First of all, expose ideas to external factors. For UX designer, it means to test solutions with potential users. To someone who has a different opinion than yours, you could say: “You have interesting ideas - I think that my solution will give better results, but let’s just ask users what they think, shall we?”. Then, you could create a simplified prototype, and gather some small testing user group. Of course, you could make full-fledged users tests, but if you are convinced about the results of these tests - there is no need for that. Asking a secretary or someone from the accounting office for help should do the job. Nothing is more convincing, that opinion from third party people.
Someone could ask: “But is it efficient, to organise user test whenever someone proposes other solutions? It could end with a lot of wasted time and resources.” Yes, if this kind of situation occurs, it could be very problematic. But most of the time, only one ‘test’ should be enough to mark boundaries of competences for a long time clearly.
Same situation when we calmly and deeply explain our point of view. But a similar question arises: “But is it a good idea to explain my every decision?”. The answer is the same as before - most probably, you will not have to. The single deep explanation should prove your skill and prevent next discussions in this matter.
But sometimes you will face someone who will bring out the heaviest guns to prove his point. Someone ready for a fight to the death. In this case, there is a very high probability that discussion about the product will evolve into something more - fight for self-esteem. As professionals, of course, we don’t want to be part of those conflicts. But sometimes we don’t have a choice - especially when assignments are not up to us or participating in the project is very important.
The first thing that you could do is to change your attitude - try to see the problematic person not as an enemy but as a valuable ally, your trump card. Earning respect from someone with a big ego can be very helpful. In case of some other team issues, having that guy* on our side can solve many problems.
Second: compromise. Assume that we have five fixes to implement. As an expert, you could choose 3, that you know are less important for the project and agree to do it ‘his’ way. You could tell something like: “Ok, I have an idea: let’s do those three as you want, and this two my way”. In this case, we are taking advantage of our experience and at the same time, we are giving our co-worker something that he really wants - a sense of competence. This way, we can save our project from serious damage.
And the third thing: don’t fear to tell about your successes (but don’t exaggerate!). By simply pointing places (from time to time) where your decisions give positive value to project, can convince someone that you know how to do your job.

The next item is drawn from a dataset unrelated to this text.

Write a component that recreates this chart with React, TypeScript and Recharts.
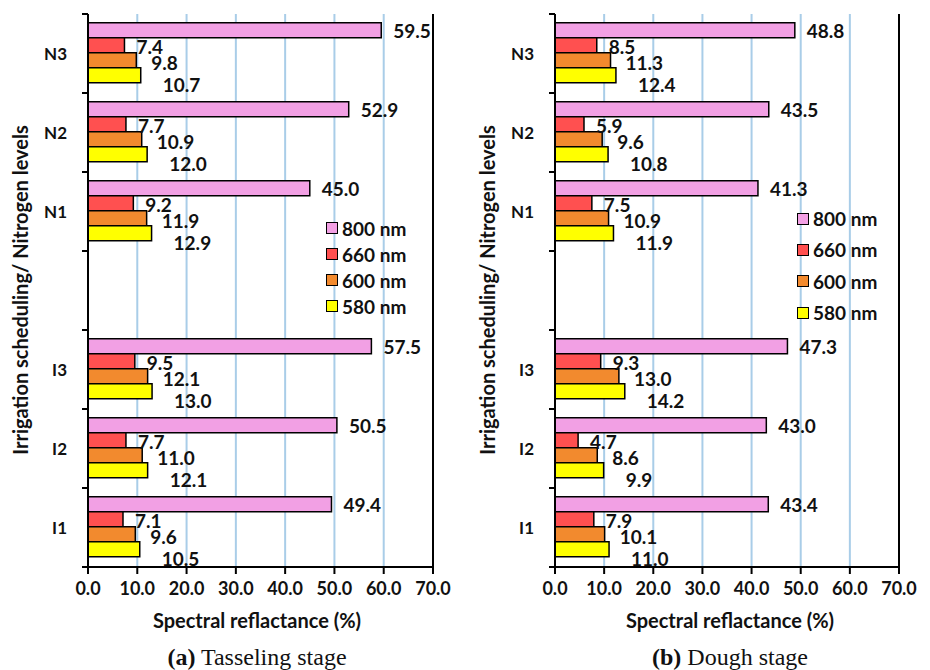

Working with people, no matter the industry, often is more difficult than technical tasks. When reading any guides and taking advice about team cooperation, it is good to remember one crucial thing - no tool or advice gives you a 100% chance of solving any human issue. It just not works this way. All you can do is to search for the best methods for a particular case, increase chances for success and improvise because all people are different. This attitude should make you more patient and curious - and this is essential when working as a User Experience Designer.